Уклончивое “уничтожить, если это надо” все же звучало несколько мягче, чем общепринятая формула “расстрелять, как бешеных собак” – но не случайно сам поэт предпочел предать эти стихи забвению и не включил в свою “Вторую книгу”. Если в “Пире” или “Горийской симфонии”, какое бы отторжение ни вызывал у нас их пафос, есть подлинная поэзия, то процитированный выше текст плох во всех отношениях. На рубеже 1936–1937 годов Заболоцкий совершил еще несколько шагов, вызывающих сегодня огорчение и недоумение – например, на собрании, посвященном пушкинскому юбилею, он выступил с критикой “комнатного искусства” Пастернака. Где кончалось общее для обэриутов неприятие пастернаковской “невнятицы” и начиналось соперничество за статус “первого поэта”, носителя большого стиля эпохи? Где заканчивалось это соперничество и начинался обычный страх? Нам этого не понять – мы не жили в сталинскую эпоху.

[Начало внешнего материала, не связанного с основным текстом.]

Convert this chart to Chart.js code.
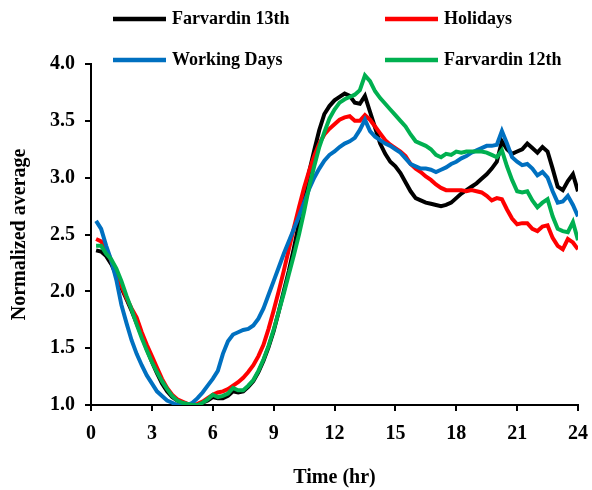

Перед Хармсом, во всяком случае, подобные соблазны не стояли. Он только чувствовал, что подступает что-то “тайное и злое”, но по привычке связывал это с интригами в Детиздате. Начало 1937-го было для него непростым по многим причинам. Хотя деньги за перевод Буша (если не из Москвы, то хотя бы из “Чижа”) он уже наверняка получил, материальное положение семьи оставалось очень неустойчивым. Усложнились и отношения с женой – по-видимому, из-за романа с Анной Ивантер. Весной Даниил и Марина оказались на грани развода. 12 мая Хармс писал:
Боже! Что делается! Я погрязаю в нищете и в разврате. Я погубил Марину. Боже, спаси ее! Боже, спаси мою несчастную, дорогую Марину.
Марина поехала в Детское, к Наташе. Она решила развестись со мной. Боже, помоги сделать все безбольно и спокойно. Если Марина уедет от меня, то пошли ей, Боже, лучшую жизнь, чем она вела со мной.